**Task:**
Locate every line that holds the string "this" and copy it.
>>>
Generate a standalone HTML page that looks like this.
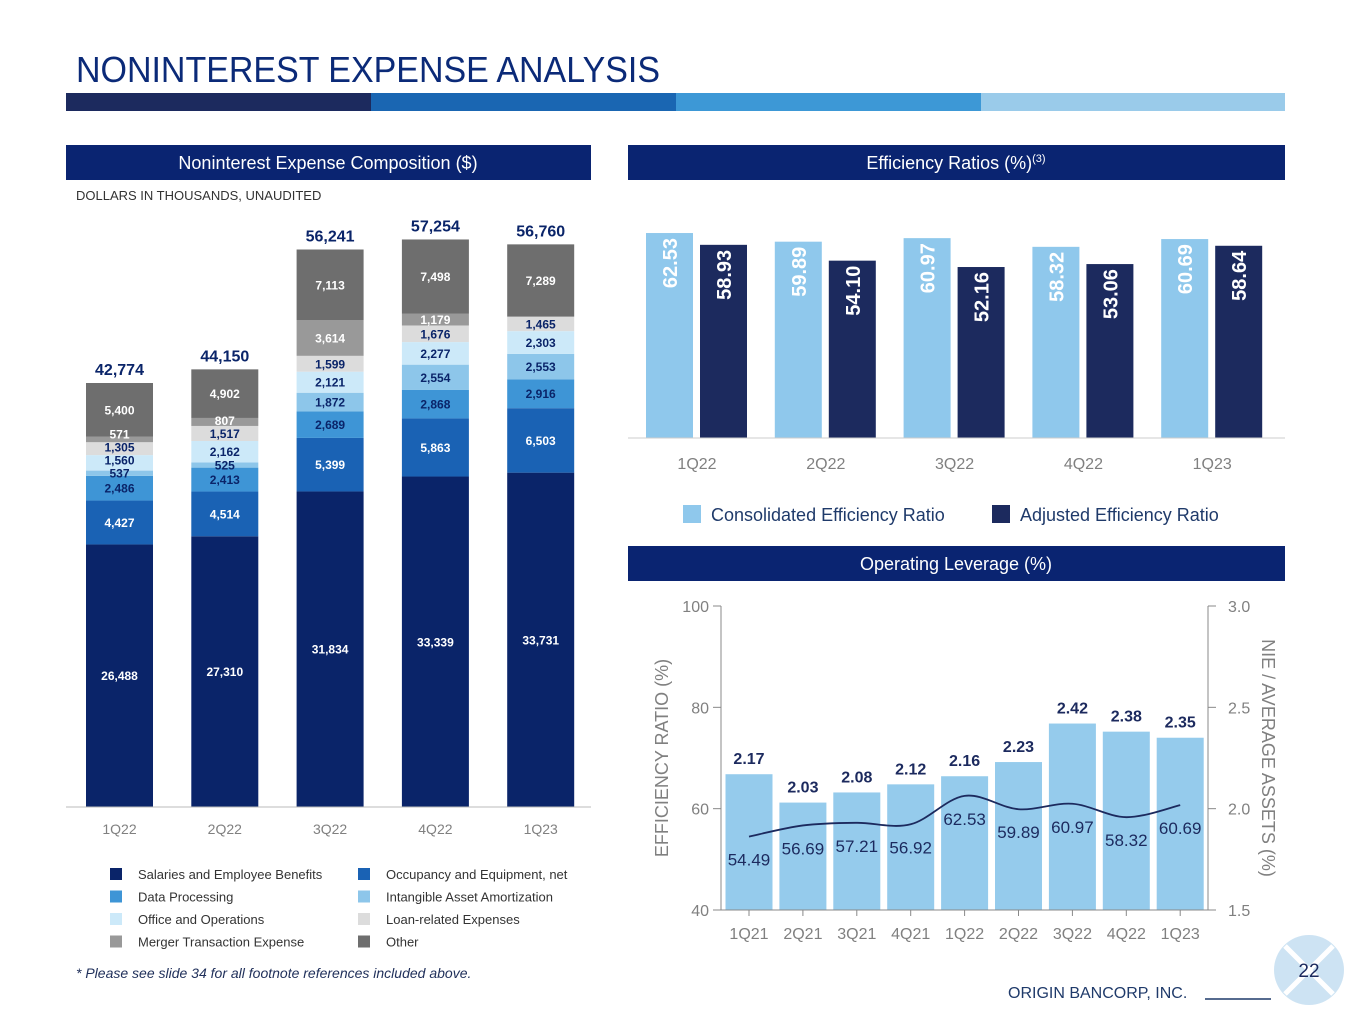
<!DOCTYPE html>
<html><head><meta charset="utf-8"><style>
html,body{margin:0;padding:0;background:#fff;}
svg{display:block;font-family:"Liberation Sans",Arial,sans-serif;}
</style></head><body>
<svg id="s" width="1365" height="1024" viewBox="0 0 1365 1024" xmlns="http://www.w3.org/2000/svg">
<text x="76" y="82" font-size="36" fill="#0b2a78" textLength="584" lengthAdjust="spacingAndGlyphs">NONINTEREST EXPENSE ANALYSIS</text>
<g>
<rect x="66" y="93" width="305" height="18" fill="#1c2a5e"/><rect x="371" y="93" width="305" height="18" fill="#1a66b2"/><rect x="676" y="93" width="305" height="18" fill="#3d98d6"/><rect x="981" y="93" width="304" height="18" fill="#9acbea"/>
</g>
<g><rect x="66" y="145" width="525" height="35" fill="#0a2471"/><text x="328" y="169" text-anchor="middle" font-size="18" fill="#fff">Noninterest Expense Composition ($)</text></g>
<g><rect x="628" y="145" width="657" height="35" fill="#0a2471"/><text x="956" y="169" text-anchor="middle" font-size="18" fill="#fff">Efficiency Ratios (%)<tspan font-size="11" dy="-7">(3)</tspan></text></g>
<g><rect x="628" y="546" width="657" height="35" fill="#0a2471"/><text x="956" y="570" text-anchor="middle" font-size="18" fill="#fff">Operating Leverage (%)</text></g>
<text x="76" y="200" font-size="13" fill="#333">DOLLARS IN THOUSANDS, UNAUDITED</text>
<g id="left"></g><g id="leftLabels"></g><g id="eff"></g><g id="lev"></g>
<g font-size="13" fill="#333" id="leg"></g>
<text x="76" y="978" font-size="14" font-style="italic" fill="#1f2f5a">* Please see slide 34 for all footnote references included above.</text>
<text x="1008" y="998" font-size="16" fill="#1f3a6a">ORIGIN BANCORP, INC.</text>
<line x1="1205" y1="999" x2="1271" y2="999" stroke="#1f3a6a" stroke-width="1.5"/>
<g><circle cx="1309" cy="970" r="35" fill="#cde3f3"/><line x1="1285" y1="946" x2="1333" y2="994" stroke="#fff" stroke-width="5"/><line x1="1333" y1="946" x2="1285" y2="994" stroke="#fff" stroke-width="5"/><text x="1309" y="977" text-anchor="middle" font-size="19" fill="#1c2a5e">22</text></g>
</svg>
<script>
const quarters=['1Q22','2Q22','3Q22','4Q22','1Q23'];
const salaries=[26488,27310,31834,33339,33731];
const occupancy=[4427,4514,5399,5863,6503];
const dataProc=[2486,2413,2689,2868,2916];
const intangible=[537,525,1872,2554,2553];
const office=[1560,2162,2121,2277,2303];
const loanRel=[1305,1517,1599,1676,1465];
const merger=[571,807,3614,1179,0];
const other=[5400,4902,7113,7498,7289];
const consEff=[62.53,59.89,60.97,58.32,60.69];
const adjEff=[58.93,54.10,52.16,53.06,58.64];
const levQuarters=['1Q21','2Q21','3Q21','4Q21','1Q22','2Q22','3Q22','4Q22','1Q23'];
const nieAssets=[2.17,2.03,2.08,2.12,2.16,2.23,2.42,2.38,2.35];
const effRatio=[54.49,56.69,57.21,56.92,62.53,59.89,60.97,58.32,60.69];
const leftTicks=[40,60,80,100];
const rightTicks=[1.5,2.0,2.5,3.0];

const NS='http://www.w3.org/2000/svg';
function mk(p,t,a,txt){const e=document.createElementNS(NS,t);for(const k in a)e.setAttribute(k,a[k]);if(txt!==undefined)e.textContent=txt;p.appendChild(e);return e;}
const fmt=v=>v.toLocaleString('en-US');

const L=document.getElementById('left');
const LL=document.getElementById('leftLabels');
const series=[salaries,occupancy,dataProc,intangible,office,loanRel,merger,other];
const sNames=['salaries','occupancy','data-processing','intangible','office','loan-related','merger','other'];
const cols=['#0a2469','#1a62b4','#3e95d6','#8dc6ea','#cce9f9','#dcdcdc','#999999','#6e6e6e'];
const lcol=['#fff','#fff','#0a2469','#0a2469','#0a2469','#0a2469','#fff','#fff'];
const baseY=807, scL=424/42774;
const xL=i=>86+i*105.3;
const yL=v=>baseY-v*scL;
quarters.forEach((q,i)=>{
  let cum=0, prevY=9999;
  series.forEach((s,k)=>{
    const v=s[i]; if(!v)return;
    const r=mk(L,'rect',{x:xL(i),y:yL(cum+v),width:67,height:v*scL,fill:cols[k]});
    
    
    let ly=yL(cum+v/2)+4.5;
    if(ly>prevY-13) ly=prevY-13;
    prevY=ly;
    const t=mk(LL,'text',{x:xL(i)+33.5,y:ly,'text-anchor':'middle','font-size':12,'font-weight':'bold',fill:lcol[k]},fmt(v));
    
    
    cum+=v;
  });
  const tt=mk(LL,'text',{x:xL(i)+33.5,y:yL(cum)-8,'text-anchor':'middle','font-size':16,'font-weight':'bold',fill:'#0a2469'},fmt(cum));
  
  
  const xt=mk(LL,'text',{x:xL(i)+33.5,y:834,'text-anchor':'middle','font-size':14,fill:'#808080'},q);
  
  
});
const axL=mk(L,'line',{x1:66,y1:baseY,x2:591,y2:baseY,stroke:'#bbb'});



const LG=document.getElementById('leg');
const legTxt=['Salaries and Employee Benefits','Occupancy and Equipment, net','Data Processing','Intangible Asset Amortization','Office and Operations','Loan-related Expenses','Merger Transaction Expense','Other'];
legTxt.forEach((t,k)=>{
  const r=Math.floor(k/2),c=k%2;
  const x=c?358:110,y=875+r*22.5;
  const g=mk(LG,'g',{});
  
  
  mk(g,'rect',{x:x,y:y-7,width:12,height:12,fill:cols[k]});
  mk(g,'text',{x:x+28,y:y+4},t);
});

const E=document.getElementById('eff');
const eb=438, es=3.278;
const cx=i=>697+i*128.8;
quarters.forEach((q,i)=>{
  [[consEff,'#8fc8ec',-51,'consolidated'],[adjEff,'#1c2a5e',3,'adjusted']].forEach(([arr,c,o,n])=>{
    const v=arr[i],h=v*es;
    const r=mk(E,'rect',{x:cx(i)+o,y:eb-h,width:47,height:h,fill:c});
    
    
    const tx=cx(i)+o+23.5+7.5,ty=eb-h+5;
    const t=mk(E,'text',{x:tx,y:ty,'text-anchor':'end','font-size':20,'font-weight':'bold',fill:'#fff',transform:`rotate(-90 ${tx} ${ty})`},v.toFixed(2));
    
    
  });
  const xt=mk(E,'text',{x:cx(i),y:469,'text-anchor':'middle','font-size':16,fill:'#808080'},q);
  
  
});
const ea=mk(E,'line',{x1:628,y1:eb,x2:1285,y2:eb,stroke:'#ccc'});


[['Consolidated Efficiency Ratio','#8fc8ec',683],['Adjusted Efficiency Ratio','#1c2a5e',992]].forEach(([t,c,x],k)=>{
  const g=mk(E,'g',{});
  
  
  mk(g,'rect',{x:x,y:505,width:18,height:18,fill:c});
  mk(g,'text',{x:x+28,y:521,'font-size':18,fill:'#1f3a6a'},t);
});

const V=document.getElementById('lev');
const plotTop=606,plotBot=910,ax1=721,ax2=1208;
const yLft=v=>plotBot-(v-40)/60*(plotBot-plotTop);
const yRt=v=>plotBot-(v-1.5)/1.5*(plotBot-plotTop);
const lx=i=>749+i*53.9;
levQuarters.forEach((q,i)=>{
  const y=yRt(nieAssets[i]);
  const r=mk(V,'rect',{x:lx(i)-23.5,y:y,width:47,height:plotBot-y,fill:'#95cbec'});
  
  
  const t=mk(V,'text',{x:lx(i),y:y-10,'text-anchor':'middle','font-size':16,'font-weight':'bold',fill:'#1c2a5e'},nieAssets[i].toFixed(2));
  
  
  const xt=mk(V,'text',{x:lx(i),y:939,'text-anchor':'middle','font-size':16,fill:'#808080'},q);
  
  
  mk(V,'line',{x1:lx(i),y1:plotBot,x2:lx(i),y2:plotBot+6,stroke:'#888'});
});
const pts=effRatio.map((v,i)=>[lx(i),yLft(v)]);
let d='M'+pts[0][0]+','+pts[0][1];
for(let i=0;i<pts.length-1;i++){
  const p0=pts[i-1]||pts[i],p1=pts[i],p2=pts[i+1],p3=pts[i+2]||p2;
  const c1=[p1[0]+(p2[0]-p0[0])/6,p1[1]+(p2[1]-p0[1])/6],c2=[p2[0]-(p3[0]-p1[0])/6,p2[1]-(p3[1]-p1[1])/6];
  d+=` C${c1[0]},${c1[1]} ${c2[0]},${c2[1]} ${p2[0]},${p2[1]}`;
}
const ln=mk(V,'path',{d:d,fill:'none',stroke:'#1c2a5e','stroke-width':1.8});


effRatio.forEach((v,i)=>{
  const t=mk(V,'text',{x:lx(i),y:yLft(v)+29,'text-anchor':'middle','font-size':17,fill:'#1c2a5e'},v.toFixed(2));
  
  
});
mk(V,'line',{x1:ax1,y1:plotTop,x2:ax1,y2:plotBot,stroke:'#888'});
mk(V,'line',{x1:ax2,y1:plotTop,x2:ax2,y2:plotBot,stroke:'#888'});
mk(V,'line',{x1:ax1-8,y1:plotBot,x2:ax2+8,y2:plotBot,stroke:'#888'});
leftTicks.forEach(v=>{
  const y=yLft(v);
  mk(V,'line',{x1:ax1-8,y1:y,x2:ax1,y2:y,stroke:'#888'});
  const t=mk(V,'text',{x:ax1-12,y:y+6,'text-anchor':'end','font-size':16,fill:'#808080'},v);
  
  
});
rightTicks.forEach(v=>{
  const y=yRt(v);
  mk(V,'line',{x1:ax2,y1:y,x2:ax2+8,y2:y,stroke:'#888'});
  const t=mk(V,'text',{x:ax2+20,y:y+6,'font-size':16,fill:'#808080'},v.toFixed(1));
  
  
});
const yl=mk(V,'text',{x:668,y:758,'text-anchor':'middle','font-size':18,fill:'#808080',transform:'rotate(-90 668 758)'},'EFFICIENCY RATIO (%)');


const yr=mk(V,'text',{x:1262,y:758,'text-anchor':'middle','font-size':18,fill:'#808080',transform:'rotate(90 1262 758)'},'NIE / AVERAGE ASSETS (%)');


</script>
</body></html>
<<<
>>>
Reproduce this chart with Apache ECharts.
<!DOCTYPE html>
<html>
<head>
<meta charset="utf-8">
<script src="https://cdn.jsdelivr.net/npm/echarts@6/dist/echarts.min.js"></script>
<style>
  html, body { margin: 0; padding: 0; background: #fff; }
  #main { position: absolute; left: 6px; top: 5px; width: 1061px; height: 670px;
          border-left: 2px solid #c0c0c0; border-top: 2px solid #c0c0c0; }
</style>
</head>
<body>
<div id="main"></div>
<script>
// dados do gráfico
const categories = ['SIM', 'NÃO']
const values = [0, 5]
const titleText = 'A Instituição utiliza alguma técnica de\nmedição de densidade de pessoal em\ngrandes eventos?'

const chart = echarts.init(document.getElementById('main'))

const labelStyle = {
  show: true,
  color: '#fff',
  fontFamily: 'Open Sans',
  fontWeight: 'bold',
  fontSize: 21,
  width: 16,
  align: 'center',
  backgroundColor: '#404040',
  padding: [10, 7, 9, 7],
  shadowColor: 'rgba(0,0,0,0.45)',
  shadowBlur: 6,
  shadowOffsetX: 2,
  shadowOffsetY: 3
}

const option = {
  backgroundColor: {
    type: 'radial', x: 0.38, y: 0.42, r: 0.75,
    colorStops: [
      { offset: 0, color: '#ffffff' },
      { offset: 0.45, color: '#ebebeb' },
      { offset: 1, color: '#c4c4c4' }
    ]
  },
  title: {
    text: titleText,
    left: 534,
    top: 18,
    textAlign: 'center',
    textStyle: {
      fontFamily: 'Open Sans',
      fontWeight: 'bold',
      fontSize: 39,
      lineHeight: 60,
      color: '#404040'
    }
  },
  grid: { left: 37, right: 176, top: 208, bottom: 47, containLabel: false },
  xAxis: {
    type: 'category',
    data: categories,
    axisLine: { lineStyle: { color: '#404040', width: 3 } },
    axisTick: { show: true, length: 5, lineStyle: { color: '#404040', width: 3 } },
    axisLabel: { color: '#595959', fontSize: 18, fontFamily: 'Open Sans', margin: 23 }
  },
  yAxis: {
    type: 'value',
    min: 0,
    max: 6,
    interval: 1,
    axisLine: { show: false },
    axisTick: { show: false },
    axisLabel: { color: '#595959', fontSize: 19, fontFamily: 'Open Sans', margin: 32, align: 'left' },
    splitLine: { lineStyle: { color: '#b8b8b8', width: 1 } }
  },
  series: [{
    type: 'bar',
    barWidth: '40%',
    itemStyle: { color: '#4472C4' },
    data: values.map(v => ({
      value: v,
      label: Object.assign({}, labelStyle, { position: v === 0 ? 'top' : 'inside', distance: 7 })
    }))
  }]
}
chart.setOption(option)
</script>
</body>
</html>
<<<
**Full solution:**
Generate a standalone HTML page that looks like this.
Reproduce this chart with Apache ECharts.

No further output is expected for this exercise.